VIERA, Fla. - Chien-Ming Wang threw a bullpen session on Sunday, after pitching in an intrasquad game on March 4. He cut that game short after feeling tightness in his arm at the end of the first inning, instead of pitching the second inning he was supposed to throw.
Those are the facts of Wang's rehab from shoulder surgery this spring, and the Nationals say there's not much more to interpret from the pitcher's schedule than those. His 2009 operation, and the process of coming back from that surgery, is unique enough that they can't match it up to the timetable of previous pitchers. They're left to take events as singular occurrences, disparate data points that don't fit neatly in a linear progression, and wait until they see bona fide signs that the right-hander is ready to pitch in a game.
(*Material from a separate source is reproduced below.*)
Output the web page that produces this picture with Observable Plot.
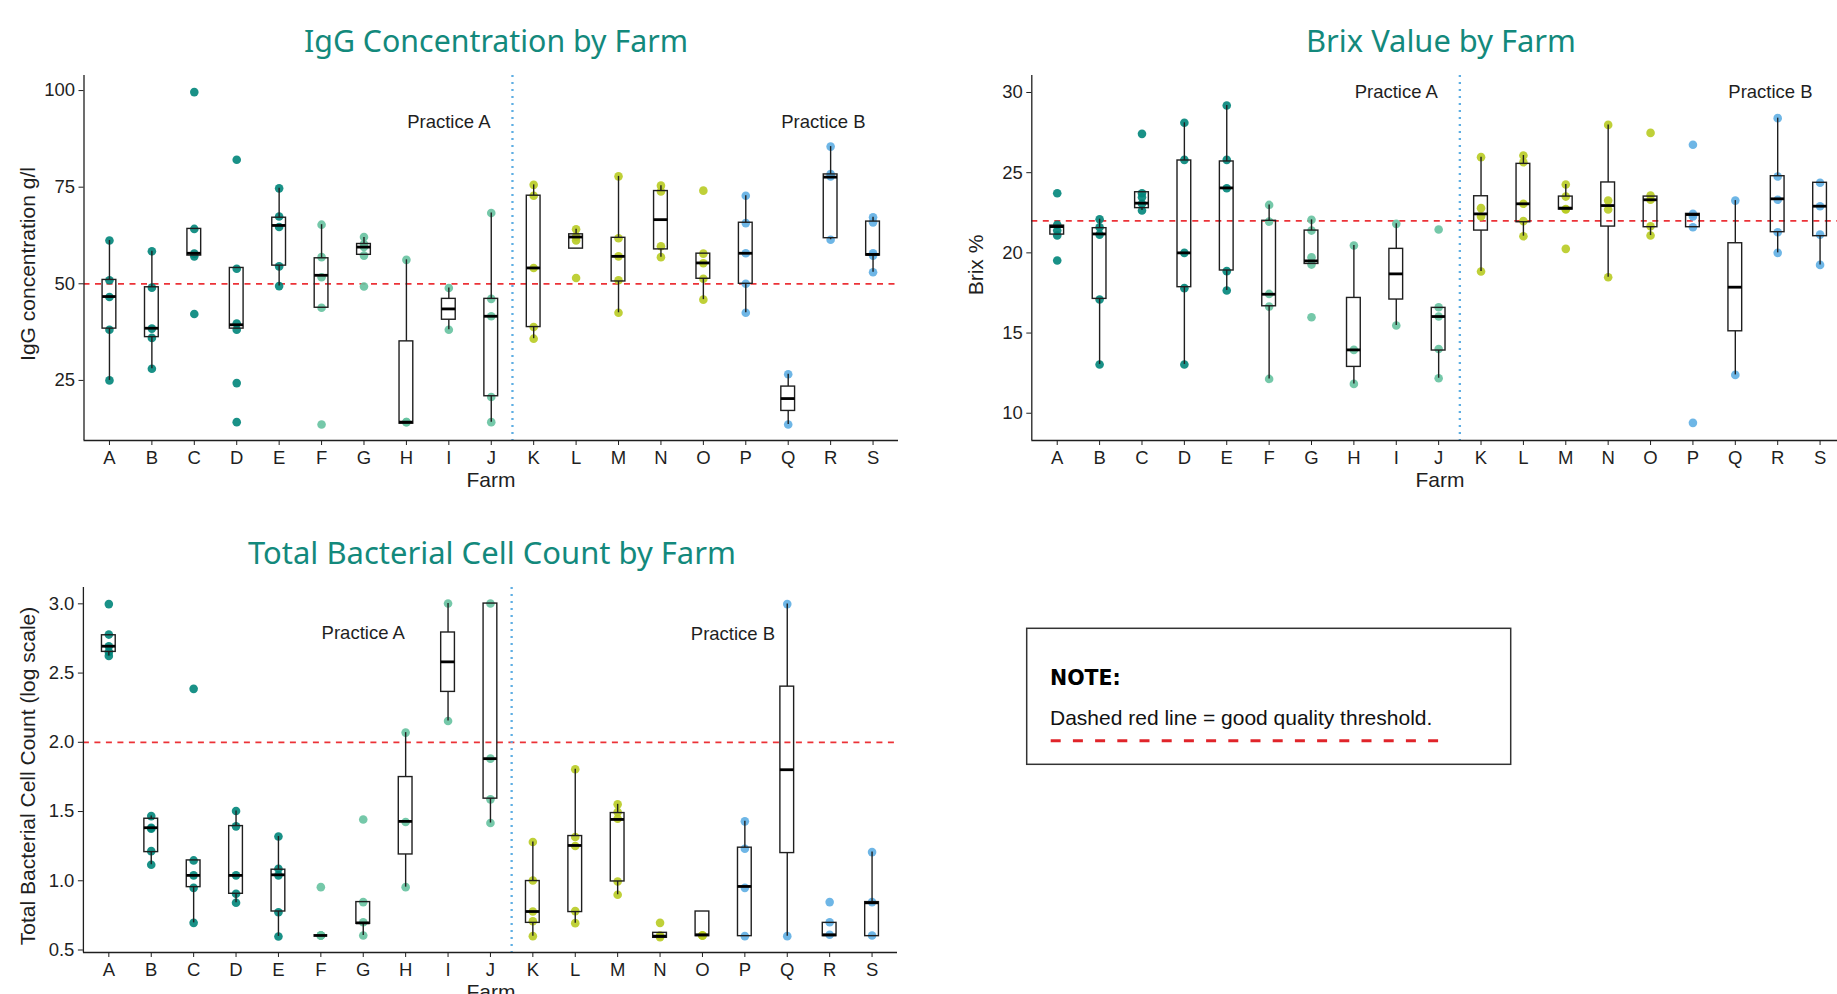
<!DOCTYPE html>
<html>
<head>
<meta charset="utf-8">
<script src="https://cdn.jsdelivr.net/npm/d3@7"></script>
<script src="https://cdn.jsdelivr.net/npm/@observablehq/plot@0.6"></script>
<style>
  html, body { margin: 0; padding: 0; width: 1837px; height: 994px; overflow: hidden; background: #fff; }
  .panel { position: absolute; }
  .panel svg { max-width: none !important; }
  #overlay { position: absolute; left: 0; top: 0; pointer-events: none; }
</style>
</head>
<body>
<div id="igg" class="panel" style="left:0px;top:60px;width:910px"></div>
<div id="brix" class="panel" style="left:950px;top:60px;width:905px"></div>
<div id="tbc" class="panel" style="left:0px;top:572px;width:909px"></div>
<svg id="overlay" width="1837" height="994"></svg>
<script>
// ---------------- data ----------------
const farms = ["A","B","C","D","E","F","G","H","I","J","K","L","M","N","O","P","Q","R","S"];
const farmGroup = [0,0,0,0,0, 1,1,1,1,1, 2,2,2,2,2, 3,3,3,3];
const groupColors = ["#00857a", "#66c2a0", "#b8cb22", "#5eaee3"];

// IgG concentration g/l
const iggPoints = [
  [61.2, 50.9, 46.6, 38.1, 25.0],
  [58.4, 49.0, 38.4, 36.0, 28.0],
  [99.6, 64.2, 57.8, 57.1, 42.2],
  [82.1, 53.9, 39.7, 38.1, 24.3, 14.2],
  [74.7, 67.4, 64.7, 54.5, 49.4],
  [65.3, 56.9, 51.7, 43.8, 13.6],
  [62.1, 60.3, 59.5, 57.3, 49.3],
  [56.2, 14.2, 14.2],
  [48.9, 38.1],
  [68.3, 46.1, 41.6, 20.7, 14.2],
  [75.6, 72.8, 54.1, 38.8, 35.8],
  [64.1, 62.2, 61.2, 51.5],
  [77.8, 61.8, 57.1, 50.9, 42.5],
  [75.4, 73.9, 59.7, 56.9],
  [74.1, 57.8, 55.3, 51.3, 45.9],
  [72.8, 65.7, 57.9, 50.0, 42.5],
  [26.6, 13.6],
  [85.5, 78.4, 77.8, 61.4],
  [67.2, 65.9, 57.9, 57.3, 53.0]
];
const iggLo  = [25.0, 28.0, 57.3, 38.4, 49.4, 43.8, 57.5, 13.8, 38.1, 14.2, 35.8, 59.1, 42.5, 56.9, 45.9, 42.5, 13.6, 61.4, 53.0];
const iggQ1  = [38.4, 36.2, 57.3, 38.4, 54.7, 43.8, 57.5, 13.8, 40.7, 20.9, 38.8, 59.1, 50.6, 58.9, 51.3, 50.0, 17.1, 61.8, 57.3];
const iggMed = [46.7, 38.5, 57.9, 39.4, 65.1, 52.2, 59.5, 14.2, 43.5, 41.6, 54.1, 62.1, 57.1, 66.6, 55.4, 57.9, 20.3, 77.6, 57.6];
const iggQ3  = [51.0, 49.1, 64.2, 54.1, 67.1, 56.6, 60.3, 35.1, 46.1, 46.1, 72.8, 62.8, 61.9, 74.0, 57.8, 65.8, 23.4, 78.3, 66.1];
const iggHi  = [61.2, 58.4, 64.2, 54.1, 74.7, 65.3, 62.0, 56.2, 48.9, 68.3, 75.6, 64.1, 77.8, 75.4, 57.8, 72.8, 26.6, 85.5, 67.2];

// Brix %
const brixPoints = [
  [23.72, 21.75, 21.39, 21.08, 19.52],
  [22.10, 21.60, 21.14, 17.09, 13.04],
  [27.42, 23.72, 23.47, 23.06, 22.64],
  [28.11, 25.80, 20.00, 17.80, 13.04],
  [29.19, 25.80, 24.03, 18.86, 17.65],
  [22.99, 21.95, 17.44, 16.65, 12.14],
  [22.06, 21.39, 19.73, 19.27, 15.99],
  [20.46, 13.95, 11.83],
  [21.81, 15.47],
  [21.46, 16.61, 16.03, 14.01, 12.18],
  [25.97, 22.79, 22.27, 18.84],
  [26.07, 25.65, 23.06, 21.98, 21.04],
  [24.26, 23.51, 22.74, 22.70, 20.25],
  [27.98, 23.26, 22.70, 18.48],
  [27.48, 23.58, 23.31, 21.66, 21.08],
  [26.74, 22.43, 22.27, 21.60, 9.40],
  [23.26, 12.39],
  [28.40, 24.76, 23.31, 21.29, 20.00],
  [24.37, 22.91, 21.14, 19.25]
];
const brixLo  = [21.14, 13.04, 22.64, 13.04, 17.65, 12.14, 19.31, 11.83, 15.47, 12.18, 18.84, 21.04, 22.70, 18.48, 21.08, 21.60, 12.39, 20.00, 19.25];
const brixQ1  = [21.14, 17.13, 22.79, 17.86, 18.90, 16.67, 19.31, 12.89, 17.09, 13.91, 21.39, 21.91, 22.70, 21.64, 21.60, 21.60, 15.11, 21.29, 21.04];
const brixMed = [21.64, 21.18, 23.10, 20.00, 24.05, 17.42, 19.50, 13.95, 18.69, 16.03, 22.43, 23.06, 22.79, 22.95, 23.31, 22.39, 17.86, 23.37, 22.91];
const brixQ3  = [21.70, 21.54, 23.78, 25.76, 25.70, 22.00, 21.39, 17.19, 20.25, 16.57, 23.53, 25.55, 23.51, 24.39, 23.51, 22.43, 20.60, 24.78, 24.37];
const brixHi  = [21.70, 22.10, 23.78, 28.11, 29.19, 22.99, 22.06, 20.46, 21.81, 16.57, 25.97, 26.07, 24.26, 27.98, 23.51, 22.43, 23.26, 28.40, 24.37];

// Total bacterial cell count (log scale)
const tbcPoints = [
  [2.998, 2.778, 2.694, 2.653, 2.624],
  [1.467, 1.383, 1.376, 1.214, 1.116],
  [2.386, 1.147, 1.039, 0.949, 0.696],
  [1.504, 1.393, 1.039, 0.906, 0.841],
  [1.320, 1.087, 1.039, 0.773, 0.598],
  [0.954, 0.605, 0.605, 0.605, 0.605],
  [1.443, 0.846, 0.701, 0.605],
  [2.070, 1.424, 0.954],
  [3.002, 2.154],
  [3.002, 1.882, 1.588, 1.417],
  [1.280, 1.002, 0.778, 0.708, 0.600],
  [1.805, 1.316, 1.251, 0.781, 0.694],
  [1.552, 1.496, 1.448, 0.995, 0.899],
  [0.696, 0.605, 0.593],
  [0.605, 0.605, 0.605],
  [1.429, 1.231, 0.949, 0.600],
  [2.998, 0.600],
  [0.846, 0.701, 0.610],
  [1.207, 0.846, 0.605]
];
const tbcLo  = [2.624, 1.116, 0.696, 0.841, 0.598, 0.605, 0.605, 0.954, 2.154, 1.417, 0.600, 0.694, 0.899, 0.588, 0.600, 0.600, 0.600, 0.600, 0.600];
const tbcQ1  = [2.653, 1.207, 0.954, 0.906, 0.778, 0.605, 0.689, 1.190, 2.364, 1.593, 0.696, 0.774, 0.995, 0.588, 0.600, 0.600, 1.200, 0.600, 0.600];
const tbcMed = [2.694, 1.383, 1.039, 1.039, 1.043, 0.605, 0.696, 1.429, 2.581, 1.882, 0.778, 1.255, 1.443, 0.600, 0.610, 0.959, 1.802, 0.610, 0.841];
const tbcQ3  = [2.773, 1.448, 1.147, 1.395, 1.080, 0.605, 0.846, 1.749, 2.793, 3.002, 0.998, 1.323, 1.489, 0.624, 0.778, 1.239, 2.402, 0.696, 0.846];
const tbcHi  = [2.778, 1.467, 1.147, 1.504, 1.320, 0.605, 0.846, 2.070, 3.002, 3.002, 1.280, 1.805, 1.552, 0.624, 0.778, 1.429, 2.998, 0.696, 1.207];

// thresholds, tick labels, annotations
const iggThreshold = 50, brixThreshold = 22, tbcThreshold = 2.0;
const practiceDivider = 10.5;
const iggTicks = [25, 50, 75, 100];
const brixTicks = [10, 15, 20, 25, 30];
const tbcTicks = [0.5, 1.0, 1.5, 2.0, 2.5, 3.0];
const practiceText = ["Practice A", "Practice B"];
const iggLabelX = [9, 17.83],  iggLabelY = [91.8, 91.8];
const brixLabelX = [9, 17.83], brixLabelY = [30.0, 30.0];
const tbcLabelX = [7, 15.72],  tbcLabelY = [2.79, 2.785];

// ---------------- drawing ----------------
const HALF = 0.162;
const INK = "#1f1f1f";

function panel(cfg) {
  const pts = cfg.points.flatMap((vals, i) =>
    vals.map(v => ({farm: i + 1, value: v, color: groupColors[farmGroup[i]]})));
  const boxes = farms.map((f, i) => ({
    farm: i + 1, lo: cfg.lo[i], q1: cfg.q1[i], med: cfg.med[i], q3: cfg.q3[i], hi: cfg.hi[i]
  }));
  const labels = practiceText.map((t, i) => ({text: t, x: cfg.labelX[i], y: cfg.labelY[i]}));
  return Plot.plot({
    width: cfg.width, height: 440,
    marginTop: 15, marginBottom: 60, marginLeft: cfg.marginLeft, marginRight: cfg.marginRight,
    x: {domain: [0.4, 19.6]},
    y: {domain: cfg.yDomain},
    color: {type: "identity"},
    style: {fontFamily: "'Liberation Sans', Arial, sans-serif", fontSize: "18.5px", color: INK,
      background: "transparent", overflow: "visible", maxWidth: "none"},
    marks: [
      Plot.ruleY([cfg.threshold], {stroke: "#ec3237", strokeWidth: 1.7, strokeDasharray: "6,5.5"}),
      Plot.ruleX([practiceDivider], {stroke: "#5eaee3", strokeWidth: 2.3, strokeDasharray: "2,5"}),
      Plot.dot(pts, {x: "farm", y: "value", r: 4.3, fill: "color", fillOpacity: 0.9, stroke: null}),
      Plot.ruleX(boxes, {x: "farm", y1: "lo", y2: "q1", stroke: INK, strokeWidth: 1.4}),
      Plot.ruleX(boxes, {x: "farm", y1: "q3", y2: "hi", stroke: INK, strokeWidth: 1.4}),
      Plot.rect(boxes, {x1: d => d.farm - HALF, x2: d => d.farm + HALF, y1: "q1", y2: "q3",
        fill: "none", stroke: INK, strokeWidth: 1.4}),
      Plot.ruleY(boxes, {y: "med", x1: d => d.farm - HALF, x2: d => d.farm + HALF, stroke: "#000", strokeWidth: 2.8}),
      Plot.text(labels, {x: "x", y: "y", text: "text", fontSize: 18.5, fill: INK}),
      Plot.ruleX([0.4], {stroke: INK, strokeWidth: 1.3}),
      Plot.ruleY([cfg.yDomain[0]], {stroke: INK, strokeWidth: 1.3}),
      Plot.axisX({ticks: farms.map((f, i) => i + 1), tickFormat: d => farms[d - 1],
        tickSize: 5, tickPadding: 5, label: null, stroke: INK}),
      Plot.axisY({ticks: cfg.yTicks, tickFormat: cfg.yFormat, tickSize: 5, tickPadding: 4, label: null, stroke: INK})
    ]
  });
}

document.getElementById("igg").append(panel({
  points: iggPoints, lo: iggLo, q1: iggQ1, med: iggMed, q3: iggQ3, hi: iggHi,
  yDomain: [9.45, 103.9], yTicks: iggTicks, yFormat: d3.format("d"), threshold: iggThreshold,
  labelX: iggLabelX, labelY: iggLabelY, width: 910, marginLeft: 83.5, marginRight: 12
}));
document.getElementById("brix").append(panel({
  points: brixPoints, lo: brixLo, q1: brixQ1, med: brixMed, q3: brixQ3, hi: brixHi,
  yDomain: [8.3, 31.06], yTicks: brixTicks, yFormat: d3.format("d"), threshold: brixThreshold,
  labelX: brixLabelX, labelY: brixLabelY, width: 905, marginLeft: 81.3, marginRight: 10
}));
document.getElementById("tbc").append(panel({
  points: tbcPoints, lo: tbcLo, q1: tbcQ1, med: tbcMed, q3: tbcQ3, hi: tbcHi,
  yDomain: [0.482, 3.118], yTicks: tbcTicks, yFormat: d3.format(".1f"), threshold: tbcThreshold,
  labelX: tbcLabelX, labelY: tbcLabelY, width: 909, marginLeft: 82.9, marginRight: 12
}));

// ---------------- titles, axis titles and note ----------------
const ov = d3.select("#overlay");
const titles = [
  {text: "IgG Concentration by Farm", x: 496, y: 51.7, w: 384},
  {text: "Brix Value by Farm", x: 1441, y: 51.7, w: 270},
  {text: "Total Bacterial Cell Count by Farm", x: 492, y: 563.7, w: 488}
];
titles.forEach(t => ov.append("text")
  .attr("x", t.x).attr("y", t.y).attr("text-anchor", "middle")
  .attr("font-family", "'Noto Sans', 'Open Sans', sans-serif").attr("font-size", 31)
  .attr("fill", "#13897c")
  .attr("textLength", t.w).attr("lengthAdjust", "spacingAndGlyphs")
  .text(t.text));

const axisFont = "'Liberation Sans', Arial, sans-serif";
const yTitles = [
  {text: "IgG concentration g/l", x: 35, y: 264},
  {text: "Brix %", x: 983, y: 265},
  {text: "Total Bacterial Cell Count (log scale)", x: 35, y: 776}
];
yTitles.forEach(t => ov.append("text")
  .attr("transform", `translate(${t.x},${t.y}) rotate(-90)`).attr("text-anchor", "middle")
  .attr("font-family", axisFont).attr("font-size", 21).attr("fill", INK).text(t.text));
const xTitles = [
  {text: "Farm", x: 491, y: 486.7},
  {text: "Farm", x: 1440, y: 486.7},
  {text: "Farm", x: 491, y: 999}
];
xTitles.forEach(t => ov.append("text")
  .attr("x", t.x).attr("y", t.y).attr("text-anchor", "middle")
  .attr("font-family", axisFont).attr("font-size", 21).attr("fill", INK).text(t.text));

// note box
ov.append("rect").attr("x", 1026.7).attr("y", 628.3).attr("width", 484).attr("height", 136)
  .attr("fill", "none").attr("stroke", "#333").attr("stroke-width", 1.5);
ov.append("text").attr("x", 1050).attr("y", 685)
  .attr("font-family", "'DejaVu Sans', sans-serif").attr("font-weight", "bold").attr("font-size", 20.5)
  .attr("fill", "#000").text("NOTE:");
ov.append("text").attr("x", 1050).attr("y", 725)
  .attr("font-family", axisFont).attr("font-size", 21).attr("fill", "#111")
  .text("Dashed red line = good quality threshold.");
ov.append("line").attr("x1", 1050.7).attr("x2", 1440).attr("y1", 740.7).attr("y2", 740.7)
  .attr("stroke", "#e0242a").attr("stroke-width", 3).attr("stroke-dasharray", "10,12.2");
</script>
</body>
</html>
"Chien-Ming is continuing to throw," trainer Lee Kuntz said. "With him, it's a gradual process, ebb and flow, you take him up a level, you see how he responds, and you reformulate your plan from there. He threw in that game over on the minor league side. He became a little sore. We backed off a little bit; I wouldn't call it a setback by any means. He's continuing to throw. He's throwing in the bullpen, and when we determine he's ready to throw in a game, we'll discuss that as a staff."
But, Kuntz asserted at the end of his update, "(Wang) is making progress."
That may be the case, but days are ticking off the calendar just like last year, when Wang didn't pitch in a major league game after signing a $2 million contract, and just like they always will. Manager Jim Riggleman said on March 5 that he'd expect Wang to be ready by May, and ruled him out of the Nationals' opening day roster yesterday.
Wang was clocked in the low-to-mid 80s in the intrasquad game, and Kuntz said he isn't throwing most of his pitches at full speed in his bullpen sessions, where he's working on his mechanics with pitching coach Steve McCatty. The Nationals have said many times that Wang's operation has little precedent in baseball, comparing it more to the injury New Orleans Saints quarterback Drew Brees sustained in 2005 with the San Diego Chargers. He came back in a year, but he's not being asked to throw a baseball 100 times, with varying speeds and degrees of break, 35 times a year.
Kuntz said he continues to see signs of progress in Wang's bullpen sessions and the way he's responding to them. Those signs aren't as easy to track as they are with most injuries, though, and in the end, the science of Wang's rehab is couched in the Nationals' ultimate belief they're doing the right things.
"We continue to listen to him. He continues to tell us how his body feels after we take steps forward," Kuntz said. "That's all we're trying to do - just make sure we don't drop the rock on anybody."